Please can anyone give Monty a home or rescue.

Robin Sweeny of As Good As Gold was kind enough to email me and said she'd love to help but he is a Lab, and suggested I email a Lab Rescue lady in Illinois, which I just did.

*Please cross all paws and pray and please send Monty out to all you know-you never know-someone might *be looking for a sweet boy like him!!!


----------



## Bogey's Mom (Dec 23, 2008)

If there is a transport need, please let me know! I am happy to help, but it would have to be Sunday of this weekend. Unfortunately I have to work late Friday night and all day Saturday. But I am more than happy to do whatever I can!!!


----------



## Karen519 (Aug 21, 2006)

*Bogeys Mom*

Bogeys Mom

Thanks for offering.

I just emld. Pam at shelter [email protected] to tell her we are contacting rescues like crazy and she emld. me back *and said Monty has a rescue and a foster lined up, but if things fall through she will let me know.*She didn't share who the rescue is so I don't know if they would need transport help or not.


----------



## mylissyk (Feb 25, 2007)

His PF post has been updated with this note:

*UPDATE: We just got confirmation from a lab rescue last night. Monty will be going to them on our next transport. They have found a foster home for him. THANKS for the MANY, many emails about him and thanks to everyone trying to help Monty. It is nice to know there are so many caring people out there who love and want to help our homeless cats and dogs.*


----------



## goldencontriever3 (Nov 7, 2008)

Wonderul news!! Thank you to all that helped this poor boy.


----------



## Karen519 (Aug 21, 2006)

*Mylissk*

Mylissk

Thanks so much for the update. I wish I knew what lab rescue said they will rescue him.

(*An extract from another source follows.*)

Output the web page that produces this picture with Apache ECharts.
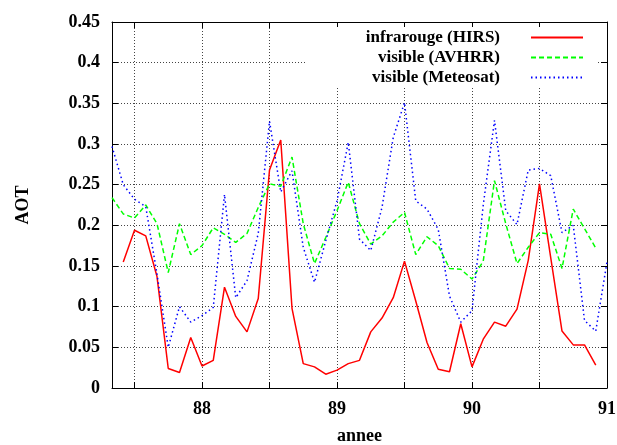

Pam, critterqueen, just emld that she has a Black Lab, Harley, an abuse case, that has HW and she needs a rescue for him.


----------



## Karen519 (Aug 21, 2006)

*Learn*

LEARN is the wonderful Lab Rescue in Illinois that is taking Monty, the Blind Senior Retriever-God Bless Them.

Now we need to find a Lab Rescue for poor Harley, a neglect/abuse case.
I will make another topic for Harley, A Black Lab.


----------